First, I took the overall interleague records since interleague play started (1997).  As we expected, the AL is leading, but only slightly (51%).  Over the last 5 years it has shifted slightly in the AL's favor (53%).  So the AL has been better but not by much.  In games played @ AL stadiums, the AL has a 59% win pct. over the last 10 years and a 60% win pct. over the last 5.  In games played @ NL stadiums, as you hypothesized, the NL actually holds the advantage (54% over both time periods).  It seems as though you were right - the AL holds a significant advantage in games played with a DH and the NL, somewhat surprisingly, holds an advantage in games played in the NL.

Here's where it gets interesting, at least in my mind.  It occurred to me that maybe the NL wins more @ home because there is just a straight-up home field advantage.  I looked at the numbers from all the overall games that have been played in baseball over the last 5 & 10 years.  The home team, in both periods, wins about 54% of the time, or exactly the rate at which NL teams win interleague games at home.  Basically, what this means is that NL teams win @ home exactly as much as you would expect them to because they are playing at home.  The advantage AL teams have at home (at thus in interleague play overall) can be broken down into two components: their home field advantage and their DH advantage, though it is impossible to separate the two.


My ultimate conclusion is this - the NL and the AL, statistically speaking, are actually equal.  The NL wins @ home 54% of the time because home teams in general win 54% of the time.  The AL wins @ home 60% of the time because they are built to play @ AL stadiums whereas NL teams are not.

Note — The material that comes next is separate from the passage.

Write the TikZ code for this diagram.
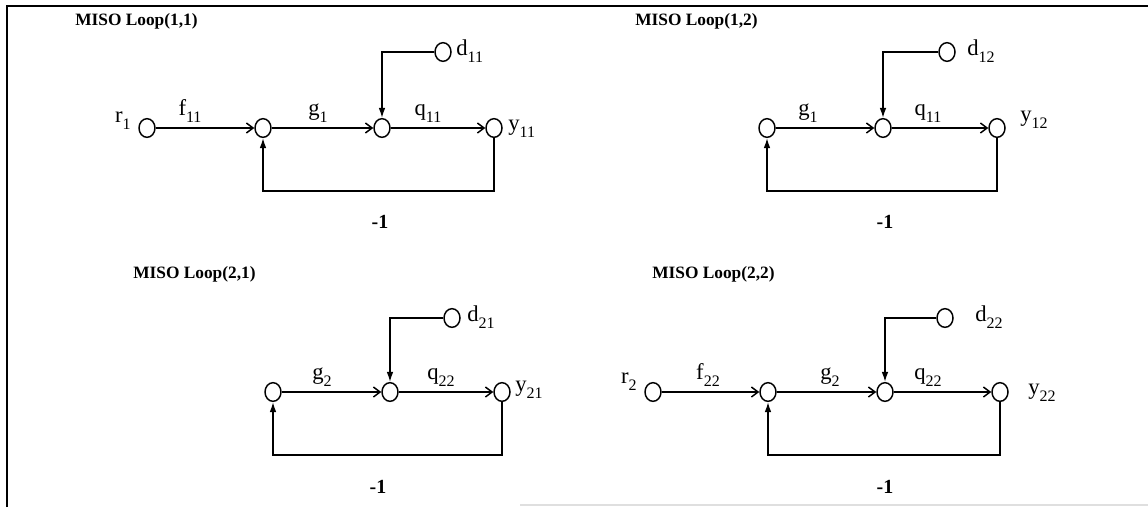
\documentclass[tikz,border=0pt]{standalone}
\usepackage{fontspec}
\setmainfont{Liberation Serif}
\usetikzlibrary{arrows.meta,shapes.geometric}

\newcommand{\lbl}[2]{#1\raisebox{-5.5pt}{\fontsize{12}{12}\selectfont#2}}

\tikzset{
    pnode/.style={draw, ellipse, line width=1.1pt, minimum width=12pt, minimum height=14pt, inner sep=0pt},
    sig/.style={line width=1.1pt, -{Straight Barb[length=5pt, width=7.5pt, line width=1.1pt]}},
    inj/.style={line width=1.1pt, -{Latex[length=7.5pt, width=5pt]}},
    gain/.style={font=\fontsize{17}{17}\selectfont, inner sep=0pt, anchor=base},
    looptitle/.style={font=\fontsize{13}{13}\selectfont\bfseries, anchor=base west, inner sep=0pt},
    minus/.style={font=\fontsize{15}{15}\selectfont\bfseries, inner sep=0pt, anchor=base}
}

\begin{document}
\begin{tikzpicture}[x=0.75pt, y=-0.75pt]
    \useasboundingbox (0,0) rectangle (1148,507);

    \draw[line width=1.4pt] (7,507) -- (7,6) -- (1148,6);
    \draw[gray!25, line width=0.8pt] (520,505) -- (1148,505);

    % MISO Loop(1,1)
    \node[looptitle] (t11) at (75,25) {MISO Loop(1,1)};
    \node[pnode] (r1) at (147,128) {};
    \node[pnode] (s11a) at (263,128) {};
    \node[pnode] (s11b) at (382,128) {};
    \node[pnode] (y11) at (494,128) {};
    \node[pnode] (d11) at (443,52) {};

    \draw[sig] (r1) -- (s11a);
    \draw[sig] (s11a) -- (s11b);
    \draw[sig] (s11b) -- (y11);
    \draw[inj] (d11) -| (s11b);
    \draw[inj] (y11) -- ++(0,63) -| (s11a);

    \node[gain, anchor=base east] (lr1) at (131,122) {\lbl{r}{1}};
    \node[gain] (lf11) at (190,115) {\lbl{f}{11}};
    \node[gain] (lg11) at (318,115) {\lbl{g}{1}};
    \node[gain] (lq11) at (428,115) {\lbl{q}{11}};
    \node[gain, anchor=base west] (ld11) at (456,55) {\lbl{d}{11}};
    \node[gain, anchor=base west] (ly11) at (508,130) {\lbl{y}{11}};
    \node[minus] (m11) at (380,228) {-1};

    % MISO Loop(1,2)
    \node[looptitle] (t12) at (635,25) {MISO Loop(1,2)};
    \node[pnode] (s12a) at (767,128) {};
    \node[pnode] (s12b) at (883,128) {};
    \node[pnode] (y12) at (997,128) {};
    \node[pnode] (d12) at (947,52) {};

    \draw[sig] (s12a) -- (s12b);
    \draw[sig] (s12b) -- (y12);
    \draw[inj] (d12) -| (s12b);
    \draw[inj] (y12) -- ++(0,63) -| (s12a);

    \node[gain] (lg12) at (808,115) {\lbl{g}{1}};
    \node[gain] (lq12) at (928,115) {\lbl{q}{11}};
    \node[gain, anchor=base west] (ld12) at (967,55) {\lbl{d}{12}};
    \node[gain, anchor=base west] (ly12) at (1020,121) {\lbl{y}{12}};
    \node[minus] (m12) at (885,228) {-1};

    % MISO Loop(2,1)
    \node[looptitle] (t21) at (133,278) {MISO Loop(2,1)};
    \node[pnode] (s21a) at (273,392) {};
    \node[pnode] (s21b) at (390,392) {};
    \node[pnode] (y21) at (502,392) {};
    \node[pnode] (d21) at (452,318) {};

    \draw[sig] (s21a) -- (s21b);
    \draw[sig] (s21b) -- (y21);
    \draw[inj] (d21) -| (s21b);
    \draw[inj] (y21) -- ++(0,63) -| (s21a);

    \node[gain] (lg21) at (322,379) {\lbl{g}{2}};
    \node[gain] (lq21) at (441,379) {\lbl{q}{22}};
    \node[gain, anchor=base west] (ld21) at (467,321) {\lbl{d}{21}};
    \node[gain, anchor=base west] (ly21) at (515,391) {\lbl{y}{21}};
    \node[minus] (m21) at (378,493) {-1};

    % MISO Loop(2,2)
    \node[looptitle] (t22) at (652,278) {MISO Loop(2,2)};
    \node[pnode] (r2) at (653,392) {};
    \node[pnode] (s22a) at (768,392) {};
    \node[pnode] (s22b) at (885,392) {};
    \node[pnode] (y22) at (1000,392) {};
    \node[pnode] (d22) at (945,318) {};

    \draw[sig] (r2) -- (s22a);
    \draw[sig] (s22a) -- (s22b);
    \draw[sig] (s22b) -- (y22);
    \draw[inj] (d22) -| (s22b);
    \draw[inj] (y22) -- ++(0,63) -| (s22a);

    \node[gain, anchor=base east] (lr2) at (637,383) {\lbl{r}{2}};
    \node[gain] (lf22) at (708,379) {\lbl{f}{22}};
    \node[gain] (lg22) at (830,379) {\lbl{g}{2}};
    \node[gain] (lq22) at (928,379) {\lbl{q}{22}};
    \node[gain, anchor=base west] (ld22) at (975,321) {\lbl{d}{22}};
    \node[gain, anchor=base west] (ly22) at (1028,394) {\lbl{y}{22}};
    \node[minus] (m22) at (885,493) {-1};
\end{tikzpicture}
\end{document}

That is what I concluded upon this writing a few weeks ago.  I have since decided that my friend's supposed (or actual) unfair AL advantage can be flipped and be applied to the NL teams as well.  That is, NL teams are built for deeper benches, speed and defense, and their managers are more adept at employing the "small ball" strategies that only apply because the pitcher has a spot in the batting order.  This can be seen as a specific advantage to the NL and, thus, their winning percentage in home interleague games should in fact be higher than the 54% of the time that the home team wins in general.  Since it is not, I'll say that the NL is indeed worse than the AL (according to the most concrete data we can use), but the difference is substantially more minimal than we'd like to think.  

Apologies for the length of this post - I am really curious to know what other directions this sort of "research" can be taken.  I would love to hear some discussion about this - LGT!  By the way, with all this lack of attention in money & banking, I still pulled the A-!